Ringfort (Cashel), Stonepark, Co. Galway
Co. Galway |
Ringforts
In the rough pasture of Stonepark, Co. Galway, a circular wall has been dissolving back into the ground for centuries.
What remains of this possible cashel, a type of ringfort built from unmortared stone rather than earth and timber, is now little more than a low, grass-covered ridge, its outline traced more by vegetation than by any obvious masonry. The wall, which originally stood several courses high and measured between 2.2 and 2.8 metres in width, has collapsed so thoroughly that its interior height barely reaches half a metre above the ground. Furze, brambles, and briars have colonised the south-western arc, and thorn bushes have taken root inside the enclosure itself, turning the space once enclosed into a small, tangled thicket.

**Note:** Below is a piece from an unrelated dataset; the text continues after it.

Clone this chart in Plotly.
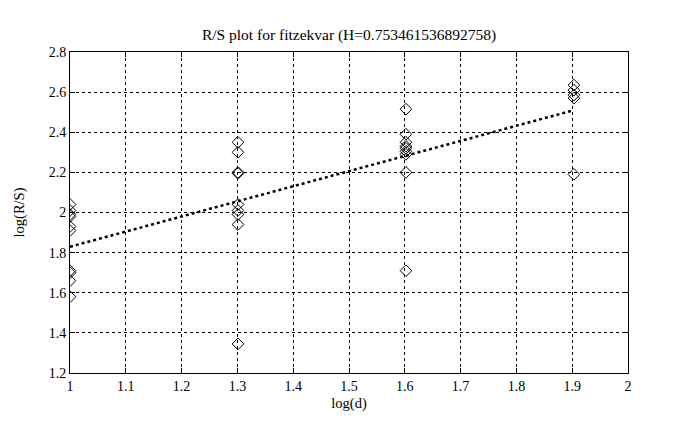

The site sits within the western half of a relict field system, meaning the ghostly outlines of older agricultural boundaries still pattern the surrounding land, suggesting this was once an organised and inhabited landscape. The cashel is roughly subcircular in plan and measures approximately 27.8 metres east to west. Its northern sector is noticeably irregular, partly because outcropping limestone disrupts the line of the wall, a reminder that this part of Galway sits on the same karst geology that shapes the wider Connacht landscape. The interior slopes gently to the south-west, and limestone breaks the surface there too. Aerial photography from 1995 revealed something that is largely invisible from ground level: a smaller subcircular enclosure or annexe, roughly 12 metres east to west and 10 metres north to south, immediately to the west of the main cashel. Such annexes are known from other cashel sites and may have served as enclosures for livestock or as subsidiary working areas. A second enclosure lies approximately 125 metres to the north-east, suggesting this corner of Stonepark was once more densely settled than its current appearance implies.